#### Exercise aim
Copy all of the material exactly. Pictures are not to appear in the copy.

#### Data lines
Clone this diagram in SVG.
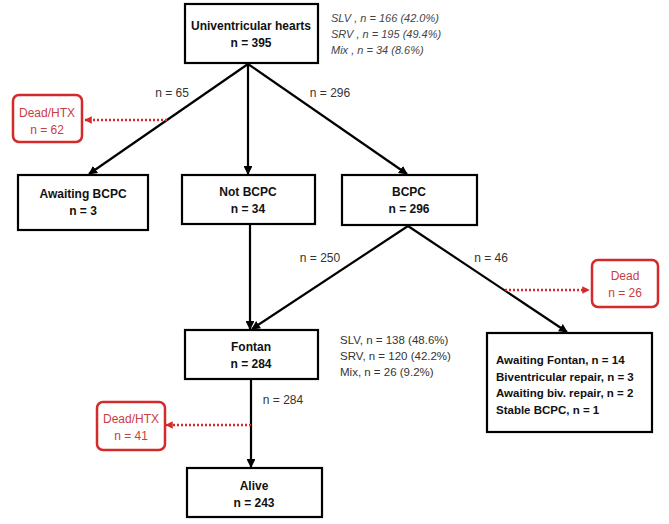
<svg xmlns="http://www.w3.org/2000/svg" width="669" height="524" viewBox="0 0 669 524">
<style>
.box{fill:#fff;stroke:#000;stroke-width:2.2}
.rbox{fill:#fff;stroke:#d42a2a;stroke-width:2.5}
.b{font-family:"Liberation Sans",Arial,sans-serif;font-size:12px;font-weight:bold;fill:#111;text-anchor:middle}
.bl{font-family:"Liberation Sans",Arial,sans-serif;font-size:11.5px;font-weight:bold;fill:#111}
.r{font-family:"Liberation Sans",Arial,sans-serif;font-size:12px;fill:#c84040;text-anchor:middle}
.g{font-family:"Liberation Sans",Arial,sans-serif;font-size:11.5px;fill:#333}
.gi{font-family:"Liberation Sans",Arial,sans-serif;font-size:11px;fill:#444;font-style:italic}
.lbl{font-family:"Liberation Sans",Arial,sans-serif;font-size:12px;fill:#333;text-anchor:middle}
.ln{stroke:#000;stroke-width:2.2;fill:none}
.dl{stroke:#d42a2a;stroke-width:2.5;stroke-dasharray:2 2;fill:none}
</style>
<defs>
<marker id="ah" viewBox="0 0 10 10" refX="9" refY="5" markerWidth="4" markerHeight="4" orient="auto"><path d="M0,0L10,5L0,10z" fill="#000"/></marker>
<marker id="rh" viewBox="0 0 10 10" refX="9" refY="5" markerWidth="3" markerHeight="3" orient="auto"><path d="M0,0L10,5L0,10z" fill="#d42a2a"/></marker>
</defs>
<g id="connectors">
<line class="ln" x1="248" y1="64" x2="89" y2="174" marker-end="url(#ah)"/>
<line class="ln" x1="248" y1="64" x2="248" y2="174" marker-end="url(#ah)"/>
<line class="ln" x1="248" y1="64" x2="407" y2="174" marker-end="url(#ah)"/>
<line class="ln" x1="250" y1="225" x2="250" y2="329" marker-end="url(#ah)"/>
<line class="ln" x1="408" y1="226" x2="252" y2="329" marker-end="url(#ah)"/>
<line class="ln" x1="408" y1="226" x2="567" y2="332" marker-end="url(#ah)"/>
<line class="ln" x1="251" y1="380" x2="251" y2="467" marker-end="url(#ah)"/>
<line class="dl" x1="167" y1="120" x2="85" y2="120" marker-end="url(#rh)"/>
<line class="dl" x1="505" y1="290" x2="589" y2="290" marker-end="url(#rh)"/>
<line class="dl" x1="251" y1="425" x2="166" y2="425" marker-end="url(#rh)"/>
<text class="lbl" x="172" y="97">n = 65</text>
<text class="lbl" x="330" y="97">n = 296</text>
<text class="lbl" x="320" y="262">n = 250</text>
<text class="lbl" x="491" y="262">n = 46</text>
<text class="lbl" x="283" y="404">n = 284</text>
</g>
<g id="univentricular">
<rect class="box" x="185" y="4" width="133" height="59"/>
<text class="b" x="251" y="30">Univentricular hearts</text>
<text class="b" x="251" y="47">n = 395</text>
<text class="gi" x="331" y="22">SLV , n = 166  (42.0%)</text>
<text class="gi" x="331" y="38">SRV , n = 195  (49.4%)</text>
<text class="gi" x="331" y="54">Mix , n = 34  (8.6%)</text>
</g>
<g id="dead62">
<rect class="rbox" x="13" y="95" width="69" height="47" rx="6"/>
<text class="r" x="47" y="117">Dead/HTX</text>
<text class="r" x="47" y="134">n = 62</text>
</g>
<g id="awaiting">
<rect class="box" x="18" y="175" width="130" height="55"/>
<text class="b" x="83" y="198">Awaiting BCPC</text>
<text class="b" x="83" y="215">n = 3</text>
</g>
<g id="notbcpc">
<rect class="box" x="182" y="175" width="133" height="49"/>
<text class="b" x="248" y="196">Not BCPC</text>
<text class="b" x="248" y="213">n = 34</text>
</g>
<g id="bcpc">
<rect class="box" x="342" y="175" width="135" height="50"/>
<text class="b" x="409" y="196">BCPC</text>
<text class="b" x="409" y="213">n = 296</text>
</g>
<g id="dead26">
<rect class="rbox" x="592" y="260" width="66" height="47" rx="6"/>
<text class="r" x="625" y="280">Dead</text>
<text class="r" x="625" y="297">n = 26</text>
</g>
<g id="fontan">
<rect class="box" x="185" y="330" width="133" height="49"/>
<text class="b" x="251" y="351">Fontan</text>
<text class="b" x="251" y="368">n = 284</text>
<text class="g" x="340" y="344">SLV, n = 138  (48.6%)</text>
<text class="g" x="340" y="360">SRV, n = 120  (42.2%)</text>
<text class="g" x="340" y="376">Mix, n = 26  (9.2%)</text>
</g>
<g id="others">
<rect class="box" x="487" y="333" width="165" height="99"/>
<text class="bl" x="496" y="364">Awaiting Fontan, n = 14</text>
<text class="bl" x="496" y="381">Biventricular repair, n = 3</text>
<text class="bl" x="496" y="397">Awaiting biv. repair, n  = 2</text>
<text class="bl" x="496" y="414">Stable BCPC,  n = 1</text>
</g>
<g id="dead41">
<rect class="rbox" x="97" y="402" width="68" height="48" rx="6"/>
<text class="r" x="131" y="423">Dead/HTX</text>
<text class="r" x="131" y="440">n = 41</text>
</g>
<g id="alive">
<rect class="box" x="187" y="468" width="135" height="49"/>
<text class="b" x="254" y="490">Alive</text>
<text class="b" x="254" y="507">n = 243</text>
</g>
</svg>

#### Result of the exercise
Clone this diagram in SVG.
<svg xmlns="http://www.w3.org/2000/svg" width="669" height="524" viewBox="0 0 669 524">
<style>
.box{fill:#fff;stroke:#000;stroke-width:2.2}
.rbox{fill:#fff;stroke:#d42a2a;stroke-width:2.5}
.b{font-family:"Liberation Sans",Arial,sans-serif;font-size:12px;font-weight:bold;fill:#111;text-anchor:middle}
.bl{font-family:"Liberation Sans",Arial,sans-serif;font-size:11.5px;font-weight:bold;fill:#111}
.r{font-family:"Liberation Sans",Arial,sans-serif;font-size:12px;fill:#c84040;text-anchor:middle}
.g{font-family:"Liberation Sans",Arial,sans-serif;font-size:11.5px;fill:#333}
.gi{font-family:"Liberation Sans",Arial,sans-serif;font-size:11px;fill:#444;font-style:italic}
.lbl{font-family:"Liberation Sans",Arial,sans-serif;font-size:12px;fill:#333;text-anchor:middle}
.ln{stroke:#000;stroke-width:2.2;fill:none}
.dl{stroke:#d42a2a;stroke-width:2.5;stroke-dasharray:2 2;fill:none}
</style>
<defs>
<marker id="ah" viewBox="0 0 10 10" refX="9" refY="5" markerWidth="4" markerHeight="4" orient="auto"><path d="M0,0L10,5L0,10z" fill="#000"/></marker>
<marker id="rh" viewBox="0 0 10 10" refX="9" refY="5" markerWidth="3" markerHeight="3" orient="auto"><path d="M0,0L10,5L0,10z" fill="#d42a2a"/></marker>
</defs>
<g id="connectors">
<line class="ln" x1="248" y1="64" x2="89" y2="174" marker-end="url(#ah)"/>
<line class="ln" x1="248" y1="64" x2="248" y2="174" marker-end="url(#ah)"/>
<line class="ln" x1="248" y1="64" x2="407" y2="174" marker-end="url(#ah)"/>
<line class="ln" x1="250" y1="225" x2="250" y2="329" marker-end="url(#ah)"/>
<line class="ln" x1="408" y1="226" x2="252" y2="329" marker-end="url(#ah)"/>
<line class="ln" x1="408" y1="226" x2="567" y2="332" marker-end="url(#ah)"/>
<line class="ln" x1="251" y1="380" x2="251" y2="467" marker-end="url(#ah)"/>
<line class="dl" x1="167" y1="120" x2="85" y2="120" marker-end="url(#rh)"/>
<line class="dl" x1="505" y1="290" x2="589" y2="290" marker-end="url(#rh)"/>
<line class="dl" x1="251" y1="425" x2="166" y2="425" marker-end="url(#rh)"/>
<text class="lbl" x="172" y="97">n = 65</text>
<text class="lbl" x="330" y="97">n = 296</text>
<text class="lbl" x="320" y="262">n = 250</text>
<text class="lbl" x="491" y="262">n = 46</text>
<text class="lbl" x="283" y="404">n = 284</text>
</g>
<g id="univentricular">
<rect class="box" x="185" y="4" width="133" height="59"/>
<text class="b" x="251" y="30">Univentricular hearts</text>
<text class="b" x="251" y="47">n = 395</text>
<text class="gi" x="331" y="22">SLV , n = 166  (42.0%)</text>
<text class="gi" x="331" y="38">SRV , n = 195  (49.4%)</text>
<text class="gi" x="331" y="54">Mix , n = 34  (8.6%)</text>
</g>
<g id="dead62">
<rect class="rbox" x="13" y="95" width="69" height="47" rx="6"/>
<text class="r" x="47" y="117">Dead/HTX</text>
<text class="r" x="47" y="134">n = 62</text>
</g>
<g id="awaiting">
<rect class="box" x="18" y="175" width="130" height="55"/>
<text class="b" x="83" y="198">Awaiting BCPC</text>
<text class="b" x="83" y="215">n = 3</text>
</g>
<g id="notbcpc">
<rect class="box" x="182" y="175" width="133" height="49"/>
<text class="b" x="248" y="196">Not BCPC</text>
<text class="b" x="248" y="213">n = 34</text>
</g>
<g id="bcpc">
<rect class="box" x="342" y="175" width="135" height="50"/>
<text class="b" x="409" y="196">BCPC</text>
<text class="b" x="409" y="213">n = 296</text>
</g>
<g id="dead26">
<rect class="rbox" x="592" y="260" width="66" height="47" rx="6"/>
<text class="r" x="625" y="280">Dead</text>
<text class="r" x="625" y="297">n = 26</text>
</g>
<g id="fontan">
<rect class="box" x="185" y="330" width="133" height="49"/>
<text class="b" x="251" y="351">Fontan</text>
<text class="b" x="251" y="368">n = 284</text>
<text class="g" x="340" y="344">SLV, n = 138  (48.6%)</text>
<text class="g" x="340" y="360">SRV, n = 120  (42.2%)</text>
<text class="g" x="340" y="376">Mix, n = 26  (9.2%)</text>
</g>
<g id="others">
<rect class="box" x="487" y="333" width="165" height="99"/>
<text class="bl" x="496" y="364">Awaiting Fontan, n = 14</text>
<text class="bl" x="496" y="381">Biventricular repair, n = 3</text>
<text class="bl" x="496" y="397">Awaiting biv. repair, n  = 2</text>
<text class="bl" x="496" y="414">Stable BCPC,  n = 1</text>
</g>
<g id="dead41">
<rect class="rbox" x="97" y="402" width="68" height="48" rx="6"/>
<text class="r" x="131" y="423">Dead/HTX</text>
<text class="r" x="131" y="440">n = 41</text>
</g>
<g id="alive">
<rect class="box" x="187" y="468" width="135" height="49"/>
<text class="b" x="254" y="490">Alive</text>
<text class="b" x="254" y="507">n = 243</text>
</g>
</svg>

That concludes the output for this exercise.